The disconnect seems counterintuitive. "While math content is obviously essential for teachers, educators also need a more refined set of classroom-ready tools than a college math major, on its own, is likely to offer," wrote Cavanagh, who interviewed several researchers and teachers for his article.
Ball should know, having served on the National Mathematics Advisory Panel, which found no link between teachers’ degrees in mathematics and students' achievements in the subject in elementary and middle schools. The Panel did, however, find a link between high school teachers' degrees in mathematics and their students’ performance.
Council of Chief State School Officers compiled data on 7-12th grade teachers who had majored in mathematics. It revealed these statewide numbers for 2007: California (54%); Connecticut (77%); Kansas (74%); Louisiana (46%); Minnesota (86%); Nebraska (77%); New Mexico (36%); South Carolina (51%); and Washington (40%).
Henry S. Kepner, President of National Council of Teachers of Mathematics was also interviewed for the article. He told Education Week that he believes a more effective approach would be giving teachers targeted professional development after a year or two in the classroom—when they are acutely aware of what help they need in delivering math content. “That’s where our bigger growth can occur,” he said.
Julie Greenberg of National Council on Teacher Quality was more blunt. "We see larger issues at work, namely the need to attract the best people into teaching and exit those who aren't effective," she said. She suggested requiring teachers who majored in mathematics to take mathematics methods coursework.

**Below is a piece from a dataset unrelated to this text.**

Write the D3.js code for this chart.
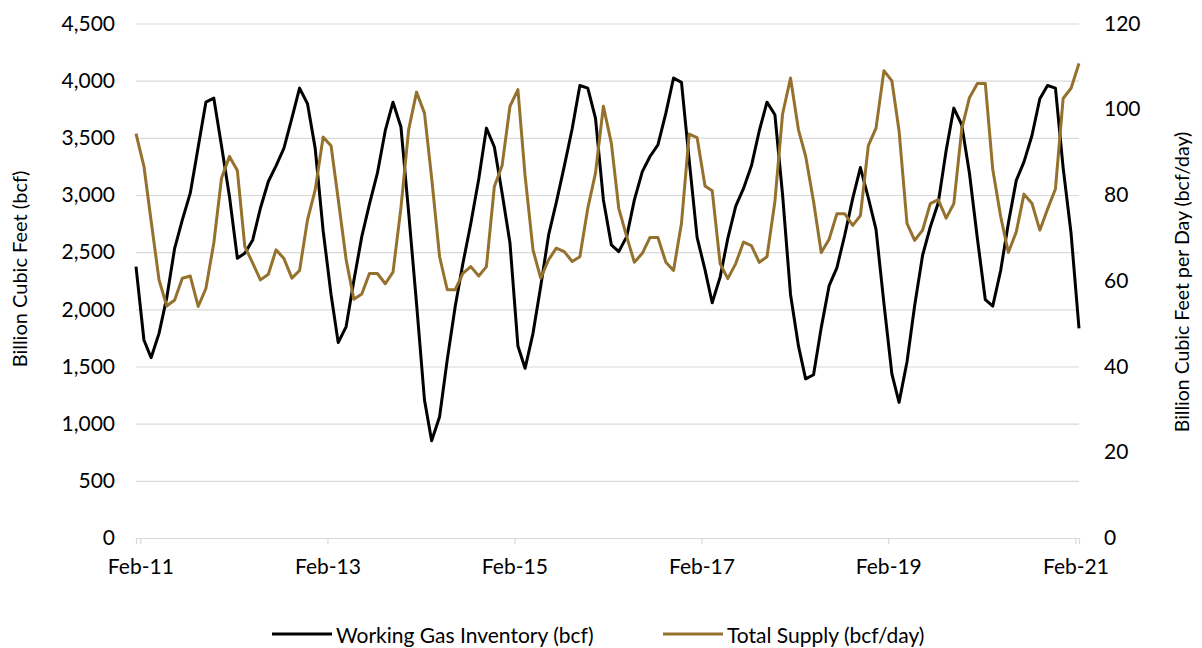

"None of it really means that much until you get out there and start doing it and you can say, ‘This is going to be effective for me,'" said Dave Berry, a mathematics major and teacher at Challenger Middle School in Arizona. Even though they were covering college-level material, Berry said he picked up a lot of ideas about how to present math by watching his math professors at the University of Arizona, Tucson.
“It’s a continual process of self-reflection and examining results,” he said.